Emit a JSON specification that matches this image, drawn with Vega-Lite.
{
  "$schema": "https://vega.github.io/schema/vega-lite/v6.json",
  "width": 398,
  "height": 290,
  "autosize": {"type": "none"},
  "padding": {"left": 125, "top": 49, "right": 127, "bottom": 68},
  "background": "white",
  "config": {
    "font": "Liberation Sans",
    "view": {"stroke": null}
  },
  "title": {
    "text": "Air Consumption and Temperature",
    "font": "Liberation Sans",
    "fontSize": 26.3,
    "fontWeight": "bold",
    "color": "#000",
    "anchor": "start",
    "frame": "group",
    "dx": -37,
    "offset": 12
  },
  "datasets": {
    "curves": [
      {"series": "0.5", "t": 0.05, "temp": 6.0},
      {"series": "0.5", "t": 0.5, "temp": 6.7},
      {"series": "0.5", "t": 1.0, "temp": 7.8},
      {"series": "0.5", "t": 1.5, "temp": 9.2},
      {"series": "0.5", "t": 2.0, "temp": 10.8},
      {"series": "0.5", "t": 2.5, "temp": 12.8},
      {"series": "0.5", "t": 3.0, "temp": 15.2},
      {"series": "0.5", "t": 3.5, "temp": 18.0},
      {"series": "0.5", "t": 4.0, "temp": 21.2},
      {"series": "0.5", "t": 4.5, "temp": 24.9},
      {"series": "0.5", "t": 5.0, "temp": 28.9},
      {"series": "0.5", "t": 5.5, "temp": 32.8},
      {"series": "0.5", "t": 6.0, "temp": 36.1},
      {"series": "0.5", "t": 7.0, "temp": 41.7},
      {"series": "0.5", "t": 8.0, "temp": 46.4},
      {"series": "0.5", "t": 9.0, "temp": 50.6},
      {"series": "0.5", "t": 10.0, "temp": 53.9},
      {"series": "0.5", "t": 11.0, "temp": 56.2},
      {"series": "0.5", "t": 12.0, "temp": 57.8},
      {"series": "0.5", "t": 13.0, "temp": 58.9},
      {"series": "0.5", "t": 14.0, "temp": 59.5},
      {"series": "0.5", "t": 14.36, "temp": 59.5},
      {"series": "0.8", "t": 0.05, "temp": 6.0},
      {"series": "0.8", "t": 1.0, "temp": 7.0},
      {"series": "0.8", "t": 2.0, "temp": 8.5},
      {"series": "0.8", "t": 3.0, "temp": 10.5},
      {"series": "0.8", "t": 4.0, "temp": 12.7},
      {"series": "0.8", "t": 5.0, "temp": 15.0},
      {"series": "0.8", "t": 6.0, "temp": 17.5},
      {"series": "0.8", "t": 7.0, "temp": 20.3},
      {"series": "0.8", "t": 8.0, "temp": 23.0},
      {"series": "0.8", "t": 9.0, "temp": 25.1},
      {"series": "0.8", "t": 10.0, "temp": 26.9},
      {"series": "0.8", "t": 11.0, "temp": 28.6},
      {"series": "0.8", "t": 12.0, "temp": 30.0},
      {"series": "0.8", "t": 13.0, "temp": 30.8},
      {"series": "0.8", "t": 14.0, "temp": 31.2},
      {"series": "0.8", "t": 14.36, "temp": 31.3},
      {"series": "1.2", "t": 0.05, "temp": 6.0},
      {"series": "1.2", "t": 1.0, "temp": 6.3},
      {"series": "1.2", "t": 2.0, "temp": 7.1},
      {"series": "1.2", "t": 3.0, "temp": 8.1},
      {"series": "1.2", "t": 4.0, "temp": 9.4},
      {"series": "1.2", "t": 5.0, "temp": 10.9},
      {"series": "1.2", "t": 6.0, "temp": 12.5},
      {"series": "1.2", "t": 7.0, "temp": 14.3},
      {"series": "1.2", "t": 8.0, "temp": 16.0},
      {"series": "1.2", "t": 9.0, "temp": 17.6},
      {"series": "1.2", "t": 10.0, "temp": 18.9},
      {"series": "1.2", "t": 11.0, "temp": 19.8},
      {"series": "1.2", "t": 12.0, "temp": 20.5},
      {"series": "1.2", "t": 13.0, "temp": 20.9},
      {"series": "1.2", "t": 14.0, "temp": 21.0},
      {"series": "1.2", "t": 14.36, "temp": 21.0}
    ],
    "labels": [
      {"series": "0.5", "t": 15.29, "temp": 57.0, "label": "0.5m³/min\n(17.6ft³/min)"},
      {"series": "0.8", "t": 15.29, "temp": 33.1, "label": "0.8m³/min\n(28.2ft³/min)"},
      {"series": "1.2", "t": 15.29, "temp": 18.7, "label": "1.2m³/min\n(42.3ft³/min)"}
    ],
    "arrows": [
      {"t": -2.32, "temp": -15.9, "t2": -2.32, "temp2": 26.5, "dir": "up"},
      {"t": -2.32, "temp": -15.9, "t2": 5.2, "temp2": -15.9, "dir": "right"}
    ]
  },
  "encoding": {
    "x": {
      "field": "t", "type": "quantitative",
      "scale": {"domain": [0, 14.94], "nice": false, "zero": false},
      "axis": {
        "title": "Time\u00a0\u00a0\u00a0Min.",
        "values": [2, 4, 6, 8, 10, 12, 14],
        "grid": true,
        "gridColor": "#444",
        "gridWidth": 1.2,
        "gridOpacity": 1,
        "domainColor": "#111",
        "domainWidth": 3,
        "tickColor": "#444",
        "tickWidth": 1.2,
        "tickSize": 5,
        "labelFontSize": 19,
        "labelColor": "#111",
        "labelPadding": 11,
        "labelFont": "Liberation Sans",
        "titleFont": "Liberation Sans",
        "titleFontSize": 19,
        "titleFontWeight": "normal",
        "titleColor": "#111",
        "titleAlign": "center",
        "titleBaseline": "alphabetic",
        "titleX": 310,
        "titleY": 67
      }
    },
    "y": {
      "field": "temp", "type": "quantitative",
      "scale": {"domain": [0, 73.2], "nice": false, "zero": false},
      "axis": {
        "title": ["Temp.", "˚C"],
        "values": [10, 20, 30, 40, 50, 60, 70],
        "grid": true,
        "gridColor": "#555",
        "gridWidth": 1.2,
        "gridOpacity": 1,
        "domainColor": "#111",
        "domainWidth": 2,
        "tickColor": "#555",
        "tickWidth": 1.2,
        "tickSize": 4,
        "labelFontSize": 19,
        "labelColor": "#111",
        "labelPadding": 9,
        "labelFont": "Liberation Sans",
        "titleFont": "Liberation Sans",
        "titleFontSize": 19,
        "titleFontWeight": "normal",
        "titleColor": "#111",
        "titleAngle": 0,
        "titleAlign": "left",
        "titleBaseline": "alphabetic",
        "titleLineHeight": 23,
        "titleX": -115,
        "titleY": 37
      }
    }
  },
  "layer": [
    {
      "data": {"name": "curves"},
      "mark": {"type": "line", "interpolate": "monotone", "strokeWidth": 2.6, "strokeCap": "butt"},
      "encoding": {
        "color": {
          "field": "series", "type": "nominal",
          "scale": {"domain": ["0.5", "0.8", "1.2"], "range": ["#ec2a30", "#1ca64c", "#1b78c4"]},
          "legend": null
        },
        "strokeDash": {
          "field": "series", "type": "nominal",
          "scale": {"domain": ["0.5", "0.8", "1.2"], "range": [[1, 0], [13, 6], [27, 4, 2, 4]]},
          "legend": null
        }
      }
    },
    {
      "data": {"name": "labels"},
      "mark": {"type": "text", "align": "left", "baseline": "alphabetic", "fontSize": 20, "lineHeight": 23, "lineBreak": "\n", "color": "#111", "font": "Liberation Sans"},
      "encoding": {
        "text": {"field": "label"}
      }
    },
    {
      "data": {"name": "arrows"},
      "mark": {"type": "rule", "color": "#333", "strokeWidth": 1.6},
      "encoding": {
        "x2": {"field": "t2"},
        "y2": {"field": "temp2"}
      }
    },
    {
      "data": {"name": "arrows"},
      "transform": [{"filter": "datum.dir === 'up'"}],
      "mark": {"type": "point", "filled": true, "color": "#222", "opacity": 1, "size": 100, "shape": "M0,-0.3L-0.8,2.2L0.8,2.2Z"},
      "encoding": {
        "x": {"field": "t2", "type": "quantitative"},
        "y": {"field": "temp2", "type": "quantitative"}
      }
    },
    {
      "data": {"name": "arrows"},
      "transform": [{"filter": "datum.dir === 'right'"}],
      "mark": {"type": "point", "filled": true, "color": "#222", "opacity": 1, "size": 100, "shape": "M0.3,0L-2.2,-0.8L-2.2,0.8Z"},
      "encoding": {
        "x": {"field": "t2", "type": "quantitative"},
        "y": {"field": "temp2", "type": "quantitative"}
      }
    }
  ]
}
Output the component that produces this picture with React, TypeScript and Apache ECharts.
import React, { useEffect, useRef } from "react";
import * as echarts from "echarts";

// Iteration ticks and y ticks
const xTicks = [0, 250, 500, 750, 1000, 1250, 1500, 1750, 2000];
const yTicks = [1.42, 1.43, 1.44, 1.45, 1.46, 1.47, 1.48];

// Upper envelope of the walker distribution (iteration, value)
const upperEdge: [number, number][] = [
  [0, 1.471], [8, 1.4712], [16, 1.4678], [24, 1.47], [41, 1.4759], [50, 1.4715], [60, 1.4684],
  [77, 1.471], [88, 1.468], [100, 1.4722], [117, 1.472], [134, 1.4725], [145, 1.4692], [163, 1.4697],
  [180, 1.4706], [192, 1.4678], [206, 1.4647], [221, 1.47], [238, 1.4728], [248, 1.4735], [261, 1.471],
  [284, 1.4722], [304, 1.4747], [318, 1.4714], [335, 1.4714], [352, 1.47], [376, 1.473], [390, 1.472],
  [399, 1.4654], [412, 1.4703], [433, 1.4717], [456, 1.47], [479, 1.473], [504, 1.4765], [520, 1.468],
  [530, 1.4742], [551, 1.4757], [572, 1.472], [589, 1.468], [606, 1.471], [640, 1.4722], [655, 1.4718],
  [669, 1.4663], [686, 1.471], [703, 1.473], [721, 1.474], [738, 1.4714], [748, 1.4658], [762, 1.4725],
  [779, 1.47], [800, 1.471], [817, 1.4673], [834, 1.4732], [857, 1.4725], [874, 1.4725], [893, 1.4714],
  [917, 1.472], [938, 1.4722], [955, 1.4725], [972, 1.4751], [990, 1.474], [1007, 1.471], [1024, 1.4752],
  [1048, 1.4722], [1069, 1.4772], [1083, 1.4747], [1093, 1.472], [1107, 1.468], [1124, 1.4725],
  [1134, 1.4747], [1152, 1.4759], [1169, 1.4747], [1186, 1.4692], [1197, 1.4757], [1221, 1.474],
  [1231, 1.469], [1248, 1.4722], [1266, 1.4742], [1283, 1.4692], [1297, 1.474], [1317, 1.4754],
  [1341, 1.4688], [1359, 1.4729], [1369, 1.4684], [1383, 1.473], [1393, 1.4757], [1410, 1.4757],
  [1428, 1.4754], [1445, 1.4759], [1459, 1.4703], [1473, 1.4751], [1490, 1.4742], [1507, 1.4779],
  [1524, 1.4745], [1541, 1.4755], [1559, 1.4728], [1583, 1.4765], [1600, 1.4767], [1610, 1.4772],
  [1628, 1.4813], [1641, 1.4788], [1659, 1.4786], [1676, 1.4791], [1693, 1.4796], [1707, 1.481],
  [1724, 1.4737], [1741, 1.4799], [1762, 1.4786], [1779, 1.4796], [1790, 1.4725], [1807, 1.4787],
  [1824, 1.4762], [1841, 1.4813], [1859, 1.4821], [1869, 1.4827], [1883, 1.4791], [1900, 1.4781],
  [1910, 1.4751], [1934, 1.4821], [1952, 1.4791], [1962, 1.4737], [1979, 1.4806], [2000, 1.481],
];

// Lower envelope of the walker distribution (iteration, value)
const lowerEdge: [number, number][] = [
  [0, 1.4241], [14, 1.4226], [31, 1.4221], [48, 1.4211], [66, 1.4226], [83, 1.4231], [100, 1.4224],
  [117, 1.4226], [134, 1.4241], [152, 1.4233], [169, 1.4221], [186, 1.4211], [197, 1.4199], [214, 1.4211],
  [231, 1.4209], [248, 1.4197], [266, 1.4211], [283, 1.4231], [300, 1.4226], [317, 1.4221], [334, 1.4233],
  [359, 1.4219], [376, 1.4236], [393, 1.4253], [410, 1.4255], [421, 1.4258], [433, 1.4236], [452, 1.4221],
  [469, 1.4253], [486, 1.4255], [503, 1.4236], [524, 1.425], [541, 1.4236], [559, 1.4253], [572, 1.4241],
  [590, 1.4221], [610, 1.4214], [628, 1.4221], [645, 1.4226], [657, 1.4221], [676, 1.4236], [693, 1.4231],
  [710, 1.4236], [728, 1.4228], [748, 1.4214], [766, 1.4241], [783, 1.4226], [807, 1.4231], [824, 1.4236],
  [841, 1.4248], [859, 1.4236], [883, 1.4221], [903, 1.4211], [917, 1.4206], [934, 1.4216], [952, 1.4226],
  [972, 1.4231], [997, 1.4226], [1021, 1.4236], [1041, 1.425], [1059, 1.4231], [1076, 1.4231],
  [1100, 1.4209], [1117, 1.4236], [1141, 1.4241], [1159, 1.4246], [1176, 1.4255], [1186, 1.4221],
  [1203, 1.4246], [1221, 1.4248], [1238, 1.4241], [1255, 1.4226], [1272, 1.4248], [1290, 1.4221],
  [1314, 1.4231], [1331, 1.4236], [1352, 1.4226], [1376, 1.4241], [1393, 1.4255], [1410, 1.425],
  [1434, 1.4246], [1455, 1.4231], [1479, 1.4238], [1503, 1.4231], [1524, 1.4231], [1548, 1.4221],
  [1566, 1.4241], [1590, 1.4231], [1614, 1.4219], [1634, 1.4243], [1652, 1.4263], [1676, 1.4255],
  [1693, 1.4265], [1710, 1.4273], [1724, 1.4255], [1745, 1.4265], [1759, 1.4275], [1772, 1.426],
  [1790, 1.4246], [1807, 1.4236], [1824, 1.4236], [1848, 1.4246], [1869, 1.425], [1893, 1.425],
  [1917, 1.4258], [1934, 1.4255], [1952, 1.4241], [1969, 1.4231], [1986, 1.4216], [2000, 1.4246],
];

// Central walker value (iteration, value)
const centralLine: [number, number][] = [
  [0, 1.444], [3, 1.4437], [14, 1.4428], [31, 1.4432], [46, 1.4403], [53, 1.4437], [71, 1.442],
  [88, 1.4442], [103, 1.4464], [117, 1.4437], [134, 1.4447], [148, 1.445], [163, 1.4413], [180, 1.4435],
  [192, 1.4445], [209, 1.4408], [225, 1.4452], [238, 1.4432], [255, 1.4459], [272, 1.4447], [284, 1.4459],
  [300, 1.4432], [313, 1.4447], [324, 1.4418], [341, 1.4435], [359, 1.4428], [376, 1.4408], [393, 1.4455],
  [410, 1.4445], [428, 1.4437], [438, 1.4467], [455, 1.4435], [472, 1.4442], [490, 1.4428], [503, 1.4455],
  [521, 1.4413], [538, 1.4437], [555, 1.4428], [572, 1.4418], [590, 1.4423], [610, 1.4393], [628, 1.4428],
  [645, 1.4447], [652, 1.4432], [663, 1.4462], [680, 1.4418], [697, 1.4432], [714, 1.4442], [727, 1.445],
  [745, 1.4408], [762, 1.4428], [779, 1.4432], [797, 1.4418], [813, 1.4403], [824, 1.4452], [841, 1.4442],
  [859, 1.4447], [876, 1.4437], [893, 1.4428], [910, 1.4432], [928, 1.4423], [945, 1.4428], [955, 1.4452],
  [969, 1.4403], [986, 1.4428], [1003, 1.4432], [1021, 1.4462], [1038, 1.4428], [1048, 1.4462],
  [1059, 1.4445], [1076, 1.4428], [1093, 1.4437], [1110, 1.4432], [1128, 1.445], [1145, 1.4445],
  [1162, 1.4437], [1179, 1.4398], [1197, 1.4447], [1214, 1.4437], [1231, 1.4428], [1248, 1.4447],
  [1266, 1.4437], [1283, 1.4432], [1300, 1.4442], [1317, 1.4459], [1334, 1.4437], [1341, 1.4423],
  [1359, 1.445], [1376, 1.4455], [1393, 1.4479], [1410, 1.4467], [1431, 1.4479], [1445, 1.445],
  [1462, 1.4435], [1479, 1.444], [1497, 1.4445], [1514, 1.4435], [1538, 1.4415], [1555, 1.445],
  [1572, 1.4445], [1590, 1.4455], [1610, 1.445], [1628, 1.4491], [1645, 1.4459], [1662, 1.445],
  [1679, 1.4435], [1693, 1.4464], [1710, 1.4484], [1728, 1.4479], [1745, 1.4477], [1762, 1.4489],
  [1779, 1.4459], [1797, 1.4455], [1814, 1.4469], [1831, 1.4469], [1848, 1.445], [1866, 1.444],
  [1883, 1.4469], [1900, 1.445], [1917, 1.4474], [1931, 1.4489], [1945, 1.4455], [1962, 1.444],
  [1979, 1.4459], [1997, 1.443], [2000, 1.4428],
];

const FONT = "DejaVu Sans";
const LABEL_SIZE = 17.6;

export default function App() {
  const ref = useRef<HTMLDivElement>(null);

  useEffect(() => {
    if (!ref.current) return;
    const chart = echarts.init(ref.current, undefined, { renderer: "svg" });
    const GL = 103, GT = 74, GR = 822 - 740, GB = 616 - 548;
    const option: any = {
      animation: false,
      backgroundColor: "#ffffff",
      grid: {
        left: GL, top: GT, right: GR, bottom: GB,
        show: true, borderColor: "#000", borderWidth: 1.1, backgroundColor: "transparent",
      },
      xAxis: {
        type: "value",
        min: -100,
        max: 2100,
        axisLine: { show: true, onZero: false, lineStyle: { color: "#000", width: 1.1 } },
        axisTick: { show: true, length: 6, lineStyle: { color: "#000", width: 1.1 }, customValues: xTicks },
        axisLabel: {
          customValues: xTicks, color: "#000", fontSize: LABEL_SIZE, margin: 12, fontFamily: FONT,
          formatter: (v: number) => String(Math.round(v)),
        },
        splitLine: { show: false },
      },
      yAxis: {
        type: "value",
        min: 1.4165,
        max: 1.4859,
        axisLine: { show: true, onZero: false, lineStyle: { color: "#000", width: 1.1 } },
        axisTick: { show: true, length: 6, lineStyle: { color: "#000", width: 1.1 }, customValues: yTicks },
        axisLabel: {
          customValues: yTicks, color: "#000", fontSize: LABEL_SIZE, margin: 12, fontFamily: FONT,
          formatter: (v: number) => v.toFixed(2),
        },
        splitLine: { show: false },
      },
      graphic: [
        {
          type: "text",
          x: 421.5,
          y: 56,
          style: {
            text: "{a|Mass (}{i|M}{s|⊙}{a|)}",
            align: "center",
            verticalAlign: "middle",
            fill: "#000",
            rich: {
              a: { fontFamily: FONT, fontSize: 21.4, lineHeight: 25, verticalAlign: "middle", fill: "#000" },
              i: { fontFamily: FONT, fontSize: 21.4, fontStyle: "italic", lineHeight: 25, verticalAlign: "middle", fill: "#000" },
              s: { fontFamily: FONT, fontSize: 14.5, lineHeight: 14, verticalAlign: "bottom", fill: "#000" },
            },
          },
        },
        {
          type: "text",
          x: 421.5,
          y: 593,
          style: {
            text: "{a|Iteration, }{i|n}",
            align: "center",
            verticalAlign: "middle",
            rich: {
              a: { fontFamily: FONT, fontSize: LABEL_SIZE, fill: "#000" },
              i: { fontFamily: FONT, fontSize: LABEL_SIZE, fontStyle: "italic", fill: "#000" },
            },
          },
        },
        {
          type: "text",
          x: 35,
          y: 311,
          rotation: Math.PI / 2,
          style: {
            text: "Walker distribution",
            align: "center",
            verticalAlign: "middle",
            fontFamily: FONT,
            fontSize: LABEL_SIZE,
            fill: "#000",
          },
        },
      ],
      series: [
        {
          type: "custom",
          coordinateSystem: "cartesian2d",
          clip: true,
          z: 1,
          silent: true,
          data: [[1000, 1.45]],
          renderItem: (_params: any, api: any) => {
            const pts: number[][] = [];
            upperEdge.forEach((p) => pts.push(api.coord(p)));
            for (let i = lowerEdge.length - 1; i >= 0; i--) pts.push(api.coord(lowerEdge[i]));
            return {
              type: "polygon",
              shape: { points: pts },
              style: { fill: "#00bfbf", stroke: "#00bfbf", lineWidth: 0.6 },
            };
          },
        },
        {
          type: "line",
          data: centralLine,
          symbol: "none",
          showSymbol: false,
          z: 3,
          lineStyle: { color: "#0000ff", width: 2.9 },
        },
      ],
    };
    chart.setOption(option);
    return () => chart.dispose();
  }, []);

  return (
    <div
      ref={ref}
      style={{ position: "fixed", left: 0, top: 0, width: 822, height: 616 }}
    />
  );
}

|---|

What to work on
Return the exact lines from the line with "Output the component" to the line with "const yTicks = [1.42, 1.43, 1.44, 1.45, 1.46, 1.47, 1.48];", inclusive of both, with nothing added.

Completed task
Output the component that produces this picture with React, TypeScript and Apache ECharts.
import React, { useEffect, useRef } from "react";
import * as echarts from "echarts";

// Iteration ticks and y ticks
const xTicks = [0, 250, 500, 750, 1000, 1250, 1500, 1750, 2000];
const yTicks = [1.42, 1.43, 1.44, 1.45, 1.46, 1.47, 1.48];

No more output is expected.